**Written request:**
Identify each line below containing the string "matplotlib" and copy it.

--- BEGIN Data block ---

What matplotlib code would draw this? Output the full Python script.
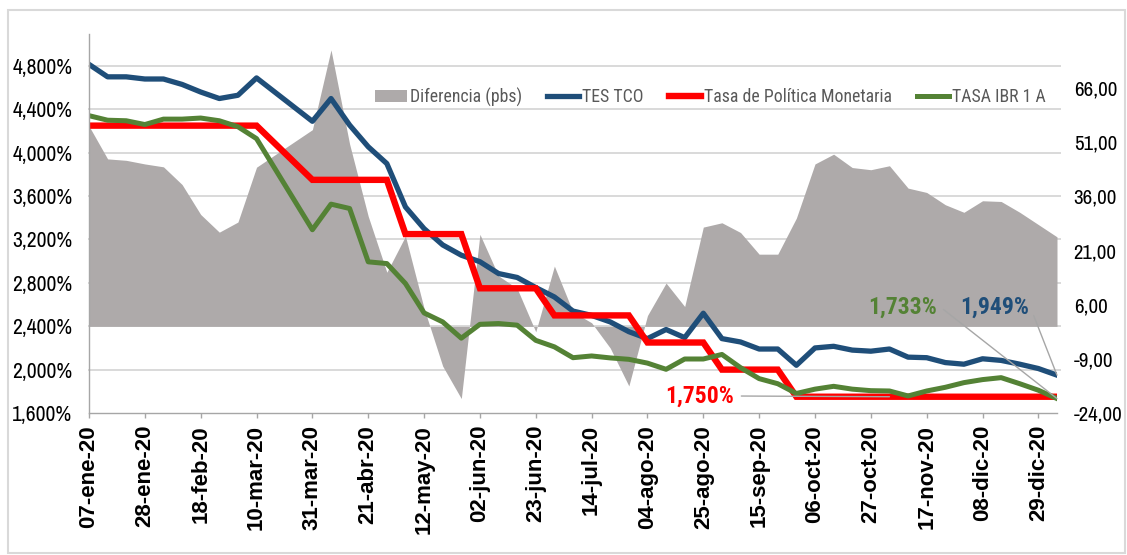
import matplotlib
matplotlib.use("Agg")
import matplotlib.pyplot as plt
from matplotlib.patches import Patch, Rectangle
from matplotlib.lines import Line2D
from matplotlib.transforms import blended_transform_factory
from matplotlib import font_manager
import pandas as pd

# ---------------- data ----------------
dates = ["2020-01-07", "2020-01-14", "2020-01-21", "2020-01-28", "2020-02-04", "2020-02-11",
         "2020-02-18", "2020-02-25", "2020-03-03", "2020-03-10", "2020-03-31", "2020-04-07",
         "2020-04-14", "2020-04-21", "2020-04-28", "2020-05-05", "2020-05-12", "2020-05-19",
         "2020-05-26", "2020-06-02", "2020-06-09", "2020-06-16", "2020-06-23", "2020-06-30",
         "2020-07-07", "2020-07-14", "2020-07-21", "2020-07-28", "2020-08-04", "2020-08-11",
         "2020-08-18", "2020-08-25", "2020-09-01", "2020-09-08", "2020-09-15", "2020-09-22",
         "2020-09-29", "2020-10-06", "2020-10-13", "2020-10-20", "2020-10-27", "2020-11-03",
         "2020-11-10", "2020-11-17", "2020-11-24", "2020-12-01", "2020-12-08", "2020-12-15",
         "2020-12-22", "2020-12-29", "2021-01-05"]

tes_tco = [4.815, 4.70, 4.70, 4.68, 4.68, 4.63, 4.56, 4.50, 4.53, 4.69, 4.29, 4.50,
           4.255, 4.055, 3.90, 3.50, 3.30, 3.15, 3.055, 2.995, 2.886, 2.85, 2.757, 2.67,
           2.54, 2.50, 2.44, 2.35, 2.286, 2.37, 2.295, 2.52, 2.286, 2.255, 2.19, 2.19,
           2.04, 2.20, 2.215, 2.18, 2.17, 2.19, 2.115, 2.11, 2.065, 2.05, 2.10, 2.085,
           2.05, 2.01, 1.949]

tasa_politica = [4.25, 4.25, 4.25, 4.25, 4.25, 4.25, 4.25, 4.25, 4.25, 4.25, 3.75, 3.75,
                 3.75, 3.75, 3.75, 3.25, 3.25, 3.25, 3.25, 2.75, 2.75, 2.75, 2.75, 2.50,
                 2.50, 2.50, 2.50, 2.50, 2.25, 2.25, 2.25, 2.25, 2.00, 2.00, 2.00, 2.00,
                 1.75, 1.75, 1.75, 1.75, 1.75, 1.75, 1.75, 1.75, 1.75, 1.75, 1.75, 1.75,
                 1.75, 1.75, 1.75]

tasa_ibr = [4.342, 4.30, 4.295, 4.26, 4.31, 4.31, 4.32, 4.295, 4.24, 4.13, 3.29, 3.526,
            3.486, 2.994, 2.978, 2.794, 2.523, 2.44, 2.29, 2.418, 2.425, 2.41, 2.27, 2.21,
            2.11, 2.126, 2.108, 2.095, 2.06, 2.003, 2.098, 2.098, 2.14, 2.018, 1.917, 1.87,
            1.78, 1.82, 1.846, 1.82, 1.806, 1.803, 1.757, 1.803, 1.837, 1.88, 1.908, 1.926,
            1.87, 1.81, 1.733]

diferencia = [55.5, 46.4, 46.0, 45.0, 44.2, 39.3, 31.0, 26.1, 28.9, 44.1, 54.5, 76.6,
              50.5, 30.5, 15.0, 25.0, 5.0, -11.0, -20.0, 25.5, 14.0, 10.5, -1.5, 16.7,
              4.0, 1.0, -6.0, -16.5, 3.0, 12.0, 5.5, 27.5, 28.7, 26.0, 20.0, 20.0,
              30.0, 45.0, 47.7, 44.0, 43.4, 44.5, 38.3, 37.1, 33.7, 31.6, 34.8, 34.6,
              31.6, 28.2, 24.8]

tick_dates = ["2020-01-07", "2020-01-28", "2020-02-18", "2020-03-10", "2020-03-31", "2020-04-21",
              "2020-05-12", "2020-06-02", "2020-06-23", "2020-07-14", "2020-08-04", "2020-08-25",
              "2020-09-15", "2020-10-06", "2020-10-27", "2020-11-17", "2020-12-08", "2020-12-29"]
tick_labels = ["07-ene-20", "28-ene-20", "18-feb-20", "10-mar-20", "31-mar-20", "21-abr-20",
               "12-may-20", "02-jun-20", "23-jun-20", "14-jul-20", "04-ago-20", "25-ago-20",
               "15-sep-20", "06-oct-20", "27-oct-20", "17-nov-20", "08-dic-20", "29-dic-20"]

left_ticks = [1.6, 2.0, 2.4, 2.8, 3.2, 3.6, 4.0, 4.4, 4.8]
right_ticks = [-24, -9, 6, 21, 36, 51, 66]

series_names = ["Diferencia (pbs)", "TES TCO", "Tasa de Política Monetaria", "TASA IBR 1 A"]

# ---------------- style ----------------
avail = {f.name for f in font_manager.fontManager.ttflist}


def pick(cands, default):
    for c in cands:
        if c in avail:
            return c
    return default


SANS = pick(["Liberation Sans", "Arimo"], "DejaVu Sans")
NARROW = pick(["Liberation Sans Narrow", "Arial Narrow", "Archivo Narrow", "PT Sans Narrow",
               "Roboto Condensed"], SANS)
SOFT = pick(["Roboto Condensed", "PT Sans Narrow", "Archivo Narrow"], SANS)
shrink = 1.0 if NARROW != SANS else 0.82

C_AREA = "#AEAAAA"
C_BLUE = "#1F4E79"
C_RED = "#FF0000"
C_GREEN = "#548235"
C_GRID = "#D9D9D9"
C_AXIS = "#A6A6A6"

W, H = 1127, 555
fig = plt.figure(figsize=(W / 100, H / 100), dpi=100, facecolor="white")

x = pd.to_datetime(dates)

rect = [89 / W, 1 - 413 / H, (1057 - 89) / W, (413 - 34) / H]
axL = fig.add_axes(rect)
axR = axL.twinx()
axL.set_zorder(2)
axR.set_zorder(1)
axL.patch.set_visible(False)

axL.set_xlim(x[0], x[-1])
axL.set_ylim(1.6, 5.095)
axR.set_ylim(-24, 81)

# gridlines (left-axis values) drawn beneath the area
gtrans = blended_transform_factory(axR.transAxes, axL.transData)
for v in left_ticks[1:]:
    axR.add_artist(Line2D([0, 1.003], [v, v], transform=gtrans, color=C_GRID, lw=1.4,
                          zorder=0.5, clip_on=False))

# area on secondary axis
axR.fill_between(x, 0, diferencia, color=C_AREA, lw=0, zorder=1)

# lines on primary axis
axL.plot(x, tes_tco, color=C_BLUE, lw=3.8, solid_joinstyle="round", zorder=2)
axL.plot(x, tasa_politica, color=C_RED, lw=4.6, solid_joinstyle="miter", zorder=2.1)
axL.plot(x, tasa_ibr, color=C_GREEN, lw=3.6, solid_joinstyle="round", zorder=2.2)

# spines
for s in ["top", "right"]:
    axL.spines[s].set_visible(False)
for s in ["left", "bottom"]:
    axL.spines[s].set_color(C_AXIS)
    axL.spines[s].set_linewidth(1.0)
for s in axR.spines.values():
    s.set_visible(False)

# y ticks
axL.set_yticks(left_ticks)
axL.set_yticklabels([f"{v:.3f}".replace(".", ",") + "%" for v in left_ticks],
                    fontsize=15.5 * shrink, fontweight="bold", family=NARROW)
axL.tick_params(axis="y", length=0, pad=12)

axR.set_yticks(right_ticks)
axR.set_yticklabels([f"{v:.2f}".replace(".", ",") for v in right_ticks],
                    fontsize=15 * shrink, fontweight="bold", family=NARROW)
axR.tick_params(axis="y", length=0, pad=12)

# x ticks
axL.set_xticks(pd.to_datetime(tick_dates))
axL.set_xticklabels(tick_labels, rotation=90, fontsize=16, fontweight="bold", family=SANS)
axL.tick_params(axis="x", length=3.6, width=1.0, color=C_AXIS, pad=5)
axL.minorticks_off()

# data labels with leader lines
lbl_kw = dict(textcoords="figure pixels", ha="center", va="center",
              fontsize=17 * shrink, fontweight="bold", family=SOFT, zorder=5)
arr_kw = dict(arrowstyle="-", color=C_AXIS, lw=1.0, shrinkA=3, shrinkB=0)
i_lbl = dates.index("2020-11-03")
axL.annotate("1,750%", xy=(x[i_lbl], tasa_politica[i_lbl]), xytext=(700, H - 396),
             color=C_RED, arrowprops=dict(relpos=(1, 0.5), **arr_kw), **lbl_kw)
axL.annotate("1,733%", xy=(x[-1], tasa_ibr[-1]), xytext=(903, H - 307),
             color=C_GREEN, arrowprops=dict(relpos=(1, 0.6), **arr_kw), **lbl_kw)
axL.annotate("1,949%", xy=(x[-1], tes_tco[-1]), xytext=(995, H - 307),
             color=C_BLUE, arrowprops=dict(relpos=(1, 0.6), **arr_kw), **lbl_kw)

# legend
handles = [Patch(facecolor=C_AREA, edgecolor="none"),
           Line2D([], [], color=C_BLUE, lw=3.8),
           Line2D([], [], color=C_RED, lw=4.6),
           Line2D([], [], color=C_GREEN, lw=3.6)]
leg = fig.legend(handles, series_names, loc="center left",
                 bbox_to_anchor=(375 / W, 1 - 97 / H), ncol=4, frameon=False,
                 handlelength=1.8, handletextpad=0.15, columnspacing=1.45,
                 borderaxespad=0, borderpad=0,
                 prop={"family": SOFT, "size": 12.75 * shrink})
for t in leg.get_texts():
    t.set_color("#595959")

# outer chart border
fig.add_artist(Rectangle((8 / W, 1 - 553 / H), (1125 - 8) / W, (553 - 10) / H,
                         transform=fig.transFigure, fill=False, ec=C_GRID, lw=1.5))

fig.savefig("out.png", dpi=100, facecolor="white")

--- END Data block ---

**Solution to this exercise:**
What matplotlib code would draw this? Output the full Python script.
import matplotlib
matplotlib.use("Agg")
import matplotlib.pyplot as plt
from matplotlib.patches import Patch, Rectangle
from matplotlib.lines import Line2D
from matplotlib.transforms import blended_transform_factory
from matplotlib import font_manager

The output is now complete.